My great-grandfather was a breaker boy in the coal mines of eastern Pennsylvania. Being a breaker boy was hard and dangerous work. You sat on the coal chute and pulled pieces of slag out and discarded them from the coal. If as you leaned in to pick the slag from the coal you happened to fall into the chute that might be your end. My great-grandfather eventually became involved in working to unionize those who worked in the coal fields.

The first R-rated movie I ever saw was one that my mother took my brother, sister and me to see. It was “The Molly Maguires,” about Irish-American miners battling against their exploitation in 19th-century Carbon County, Pennsylvania.

I believe in the power or workers uniting. 

In his sermon “Putting ‘Labor’ Back in Labor Day,” UU minister the Rev. Dr. David Breeden says of his family, “And so three generations after arriving in this nation, the family was starving in a two room shack. My father was one of thirteen children. Of that group, three eventually escaped poverty. How did three escape? My father was able to join a labor union. And two of my aunts married men who were able to join labor unions. The rest of those children died in the poverty they had been born into.” (from “Putting “Labor” Back in Labor Day” | WorshipWeb | UUA.org).

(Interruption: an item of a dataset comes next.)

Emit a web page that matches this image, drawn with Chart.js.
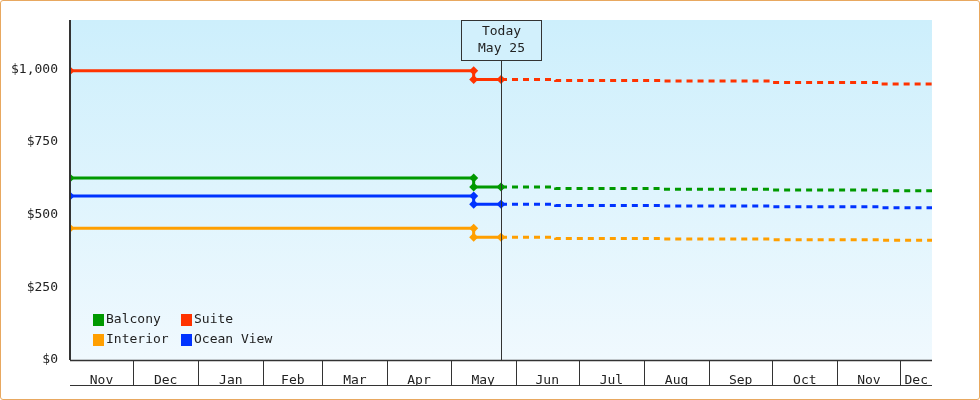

I end with words from United States President John F. Kennedy: “The labor movement is people. Our unions have brought millions of (people) together, made them members one of another, and given them common tools for common goals. Their goals are goals for all America – and their enemies are the enemies for progress. The two cannot be separated.” May we work together to make all workplaces more welcoming to all the workers.